Sharon McClendon, program manager at the New Directions home, sat with us while the women told their stories. She said female vets, like the three at the table, “are not informed about the array of services that are available. You have a lot of female benefits.” Jean, for example, received no briefing on what she was entitled to when she left the service — knowledge that might have spared her some of the fallout from her failed marriage.

Obtaining the most important benefit — the service connected compensation or pension — is an incredibly difficult process that can take years. It reminds me of the Circumlocution Office of Charles Dickens’ novel “Little Dorrit,” a symbolic state agency dedicated to stopping the British government from doing anything and whose motto was “HOW NOT TO DO IT.”

Ted Puntillo, director of veterans services for Solano County, Calif., explains the VA procedures:

The vet files a claim with a local VA office. If it is rejected, as is often the case with sexual trauma, the vet can appeal but must provide documentation. Eventually, the case finds its way to the Board of Veterans’ Appeals and the U.S. Court of Appeals for Veterans Claims. There are time deadlines and if a vet misses one, he or she must file a new claim with documentation. These appellate bodies meet in Washington and, Puntillo warns, “this appeal process can be very lengthy, complicated and stressful for the veteran.” Vets are advised to have a lawyer. The process can take up to four years.
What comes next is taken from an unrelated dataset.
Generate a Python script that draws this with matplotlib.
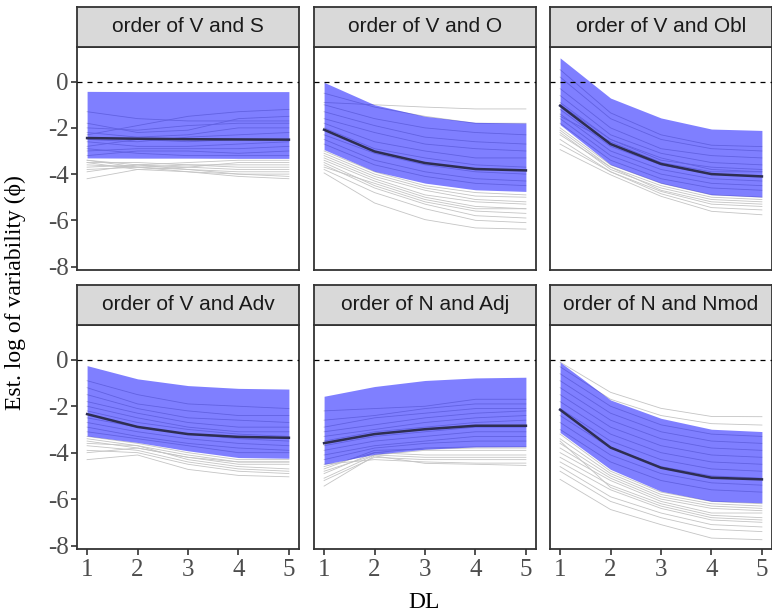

Puntillo told me on the phone that he thinks the situation is improving for women. But women seeking benefits for assaults that happened years before and “have no corroboration … have run against that brick wall unless you have medical evidence [from] those times,” he said.

I called Vince Kane, director of the VA’s National Center on Homelessness Among Veterans in Washington, D.C. He told me that VA psychiatrists treat military sexual trauma cases, although he didn’t deal with the difficulties MST victims have in obtaining a pension.

“We have more women in service than [at any other time] in history, particularly young vets serving in Afghanistan and Iraq exposed to trauma. It’s something we have to be more skilled at,” he said.

Puntillo said, “It is the largest growing demographic of those going into the service.” Why? “It’s a good, good career path and it is an area where they have been shut out.”

When I talked to the women at New Directions, I was moved by their stories and impressed by their strength and resiliency. We justifiably focus on abuse of women in the civilian workplace and on college campuses. The female veterans of the armed services, as well as the growing number on active duty, deserve our attention too.